O for increase of faith! A scribe may be much instructed; he may look at the house of glory, and speak of its costliness, tell of the trophies of David, and of the curtains of Solomon, which hang there; but all the time he may be but a visitor. He may pass through all this grandeur, without appropriating faith, without his soul carrying the sense that he is at home in this wealthy place. While another may have less faculty to unfold those curtains, and decipher those trophies, or to weigh the gold and silver of the house, but withal he may have that precious faith which blessedly appropriates all that it sees, be it more or less, and thus makes him not a visitor, but a child at home in God's house.

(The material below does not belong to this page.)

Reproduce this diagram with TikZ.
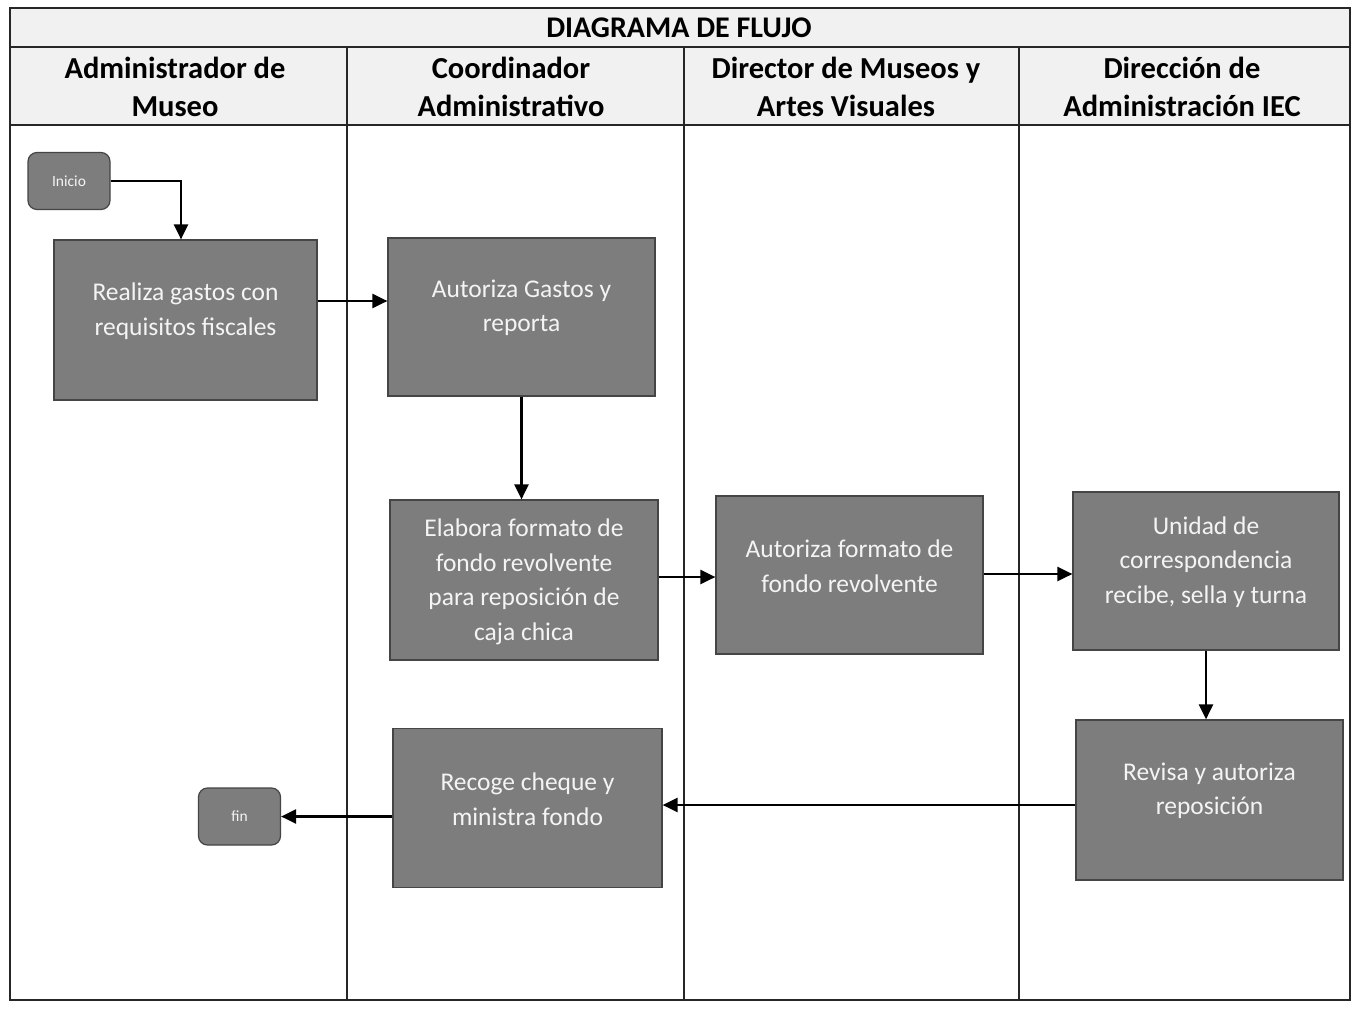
\documentclass[tikz,border=0pt]{standalone}
\usepackage{fontspec}
\setmainfont{Carlito}
\usetikzlibrary{arrows.meta}
\definecolor{boxgrey}{HTML}{7D7D7D}
\definecolor{boxedge}{HTML}{454545}
\definecolor{headgrey}{HTML}{F1F1F1}
\definecolor{boxtext}{HTML}{F4F4F4}
\begin{document}
\begin{tikzpicture}[x=1pt,y=-1pt,
  grid/.style={line width=1.4pt,draw=black!85},
  stepbox/.style={draw=boxedge,line width=1.2pt,fill=boxgrey,inner sep=0pt},
  steptext/.style={text=boxtext,align=center,inner sep=0pt,
    font=\fontsize{25.5}{34.5}\selectfont},
  term/.style={draw=boxedge,line width=1.2pt,fill=boxgrey,text=boxtext,
    rounded corners=9pt,font=\fontsize{15.5}{18}\selectfont,
    minimum width=82pt,minimum height=57pt,inner sep=0pt},
  flow/.style={line width=2.4pt,-{Triangle[length=15pt,width=14pt]}},
  lanehead/.style={align=center,font=\bfseries\fontsize{30.5}{38}\selectfont}]
\useasboundingbox (0,0) rectangle (1358,1009);
\fill[white] (0,0) rectangle (1358,1009);

% table: title row, lane headers, lanes
\fill[headgrey] (10,8) rectangle (1350,125);
\draw[grid] (10,8) rectangle (1350,1000);
\draw[grid] (10,47) -- (1350,47);
\draw[grid] (10,125) -- (1350,125);
\draw[grid] (347,47) -- (347,1000);
\draw[grid] (684,47) -- (684,1000);
\draw[grid] (1019,47) -- (1019,1000);

\node[font=\bfseries\fontsize{30}{32}\selectfont] (title) at (679,28) {DIAGRAMA DE FLUJO};
\node[lanehead] (h1) at (175,87) {Administrador de\\Museo};
\node[lanehead] (h2) at (511,87) {Coordinador\\Administrativo};
\node[lanehead] (h3) at (846,87) {Director de Museos y\\Artes Visuales};
\node[lanehead] (h4) at (1182,87) {Dirección de\\Administración IEC};

% process steps
\node[term] (inicio) at (69,181) {Inicio};
\node[stepbox,minimum width=263pt,minimum height=160pt,
  label={[steptext,yshift=9pt]center:{Realiza gastos con\\requisitos fiscales}}]
  (realiza) at (185.5,320) {};
\node[stepbox,minimum width=267pt,minimum height=158pt,
  label={[steptext,yshift=9pt]center:{Autoriza Gastos y\\reporta}}]
  (autgastos) at (521.5,317) {};
\node[stepbox,minimum width=268pt,minimum height=160pt,
  label={[steptext,yshift=-2pt]center:{Elabora formato de\\fondo revolvente\\para reposición de\\caja chica}}]
  (elabora) at (524,580) {};
\node[stepbox,minimum width=267pt,minimum height=158pt,
  label={[steptext,yshift=9pt]center:{Autoriza formato de\\fondo revolvente}}]
  (autformato) at (849.5,575) {};
\node[stepbox,minimum width=266pt,minimum height=158pt,
  label={[steptext,yshift=9pt]center:{Unidad de\\correspondencia\\recibe, sella y turna}}]
  (unidad) at (1206,571) {};
\node[stepbox,minimum width=267pt,minimum height=160pt,
  label={[steptext,yshift=9pt]center:{Revisa y autoriza\\reposición}}]
  (revisa) at (1209.5,800) {};
\node[stepbox,minimum width=269pt,minimum height=159pt,
  label={[steptext,yshift=9pt]center:{Recoge cheque y\\ministra fondo}}]
  (recoge) at (527.5,808) {};
\node[term] (fin) at (239.5,816.5) {fin};

% connectors
\draw[flow] (inicio.east) -| (realiza.north -| 181,0);
\draw[flow] (realiza.east |- 0,301) -- (autgastos.west |- 0,301);
\draw[flow] (autgastos.south) -- (elabora.north -| autgastos.south);
\draw[flow] (elabora.east |- 0,577) -- (autformato.west |- 0,577);
\draw[flow] (autformato.east |- 0,574) -- (unidad.west |- 0,574);
\draw[flow] (unidad.south) -- (revisa.north -| unidad.south);
\draw[flow] (revisa.west |- 0,805) -- (recoge.east |- 0,805);
\draw[flow] (recoge.west |- 0,816.5) -- (fin.east);
\end{tikzpicture}
\end{document}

And seasonable, most seasonable, now-a-days, is the voice of one in other days — "Wouldest thou know that the matters contained in the word of Christ are real things? then never read them for mere knowledge sake. Look for some beams of Christ's glory and power in every verse. Account nothing knowledge, but as it is seasoned with some revelation of the glorious presence of Christ and His quickening Spirit. Use no discourse about spiritual truths for mere conversation sake, but mind the promoting of edification. And use not duties for mere custom or service sake, but for nearer communion with God." — Henry Dorney's Contemplations.

This is the grace we may well covet: "Lord, increase our faith."

And as clay in the divine potter's hand, may we be not at the disposal of man, to be what his thoughts, his wisdom, or his religion, would make us; but in the Lord's hand, lying there, to be fashioned by His truth and Spirit, after His mind, and kept to the end in "the simplicity that is in Christ;" and then in season be removed from the potter's house, to be set as vessels of His praise in the sanctuary of His glory for ever and ever. Even so, Lord Jesus!

Praise ye the Lord.

Praise God in His sanctuary: praise Him in the firmament of His power. Praise Him for His mighty acts: praise Him according to His excellent greatness. Praise Him with the sound of the trumpet: praise Him with the psaltery and harp. Praise Him with the timbrel and dance: praise Him with stringed instruments and organs. Praise Him upon the loud cymbals: praise Him upon the high sounding cymbals. Let every thing that hath breath praise the Lord.

Praise ye the Lord."

Unto Him that loved us, and washed us from our sins in His own blood, and hath made us kings and priests unto God and His Father: to Him be glory and dominion for ever and ever. Amen."